# Squeeze-Release：带精确结构最小化的迭代剪枝

- 来源：HuggingFace Daily Papers（社区热门论文）
- 发布时间：2026-06-12 08:00
- AIHOT 分数：49
- AIHOT 链接：https://aihot.virxact.com/items/cmqfazg60002vsl4r5ndswnl0
- 原文链接：https://arxiv.org/abs/2606.14346

## AI 摘要

Squeeze-Release 提出精确结构改写（minimization），将带掩码网络转换为更小密集网络，前向函数仅浮点舍入误差一致。循环迭代剪枝和最小化，中间释放步骤将压缩张量中原置零位置重置为小校准噪声，使容量重新可训练，后续循环发现单次剪枝无法触及的结构冗余。引入函数保持的 CompensatedLayerNorm，将通道缩减扩展到带 LayerNorm 的残差流。在 fully-connected 网络压缩至 1/39，ConvNeXt-Tiny 达 1/14.8，准确率相当，并可扩展至 Transformer 架构。

## 正文

Unstructured pruning produces sparse weight tensors, but the standard implementation keeps tensor shapes unchanged so the deployed model is no smaller than before pruning. We present an exact structural rewrite, which we call minimization, that converts a masked network into a smaller dense network with the same forward function up to floating-point rounding. The Squeeze-Release cycle iterates pruning and minimization with an intermediate release step that re-enables the exact-zero positions inside the compacted tensors as small calibrated noise, turning otherwise wasted capacity back into trainable parameters. Successive cycles use that capacity to find structural redundancy a single pass cannot reach. We additionally introduce CompensatedLayerNorm, a function-preserving replacement for LayerNorm that extends minimization to channel reduction across LayerNorm-equipped residual streams.
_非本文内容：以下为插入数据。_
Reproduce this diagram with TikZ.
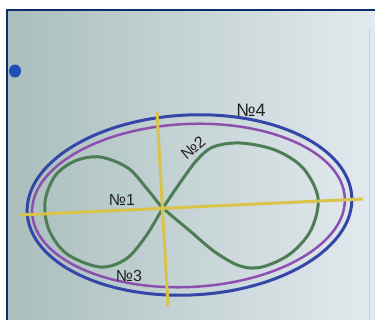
\documentclass[tikz,border=0pt]{standalone}
\usepackage{fontspec}
\setmainfont{Liberation Sans}
\definecolor{boardL}{HTML}{A9BEBD}
\definecolor{boardM}{HTML}{DCE6EA}
\definecolor{boardR}{HTML}{E3EAEF}
\definecolor{navy}{HTML}{0C2D6B}
\definecolor{outerblue}{HTML}{3446A8}
\definecolor{innerpurple}{HTML}{8D4FAE}
\definecolor{loopgreen}{HTML}{4D7D55}
\definecolor{axisyellow}{HTML}{D9C34A}
\definecolor{labelgray}{HTML}{222222}
\definecolor{dotblue}{HTML}{1F4FB5}
\definecolor{faint}{HTML}{C9D2D8}
\begin{document}
\begin{tikzpicture}[x=1pt,y=-1pt,
  lbl/.style={text=labelgray, font=\fontsize{16}{16}\selectfont, inner sep=0pt},
  axisline/.style={draw=axisyellow, line width=3pt},
  curveline/.style={line width=3pt}]
\useasboundingbox (0,0) rectangle (375,320);
\fill[white] (0,0) rectangle (375,320);
% board
\shade[left color=boardL, middle color=boardM, right color=boardR] (7,10) rectangle (375,320);
\draw[faint, line width=0.8pt] (369,30) -- (369,320);
\draw[navy, line width=2pt] (7,320) -- (7,10) -- (375,10);
\fill[dotblue] (15,71) ellipse [x radius=6pt, y radius=6.5pt];
% ellipses
\draw[outerblue, curveline, rotate around={2.8:(189.5,205)}] (189.5,205) ellipse [x radius=162.5, y radius=90];
\draw[innerpurple, line width=2.5pt, rotate around={2.8:(188.5,205.5)}] (188.5,205.5) ellipse [x radius=156.5, y radius=81.5];
% figure eight
\draw[loopgreen, curveline] plot[smooth cycle, tension=0.55] coordinates {
  (163,208) (182,180) (197,160) (213,147) (240,143) (275,150) (303,168) (318,198)
  (311,230) (290,254) (262,267) (240,266) (215,252) (190,231)
  (163,208) (148,190) (128,168) (100,157) (75,161) (55,176) (45,202)
  (49,230) (67,254) (100,267) (126,259) (146,236)};
% axes
\coordinate (hL) at (20,215);
\coordinate (hR) at (363,199);
\coordinate (vT) at (157,112);
\coordinate (vB) at (168,306);
\draw[axisline] (hL) -- (hR);
\draw[axisline] (vT) -- (vB);
% labels
\node[lbl, font=\fontsize{18}{18}\selectfont] (n4) at (251,110) {№4};
\node[lbl, rotate=40] (n2) at (193,148) {№2};
\node[lbl] (n1) at (122,200) {№1};
\node[lbl] (n3) at (129,276) {№3};
\end{tikzpicture}
\end{document}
Squeeze-Release compresses the deployable network to 39x smaller than the unpruned model on a fully-connected model network and 14.8x smaller on modern CNN (ConvNeXt-Tiny), at comparable accuracy. In addition we prove that the rewrite can be extended to transformer architectures.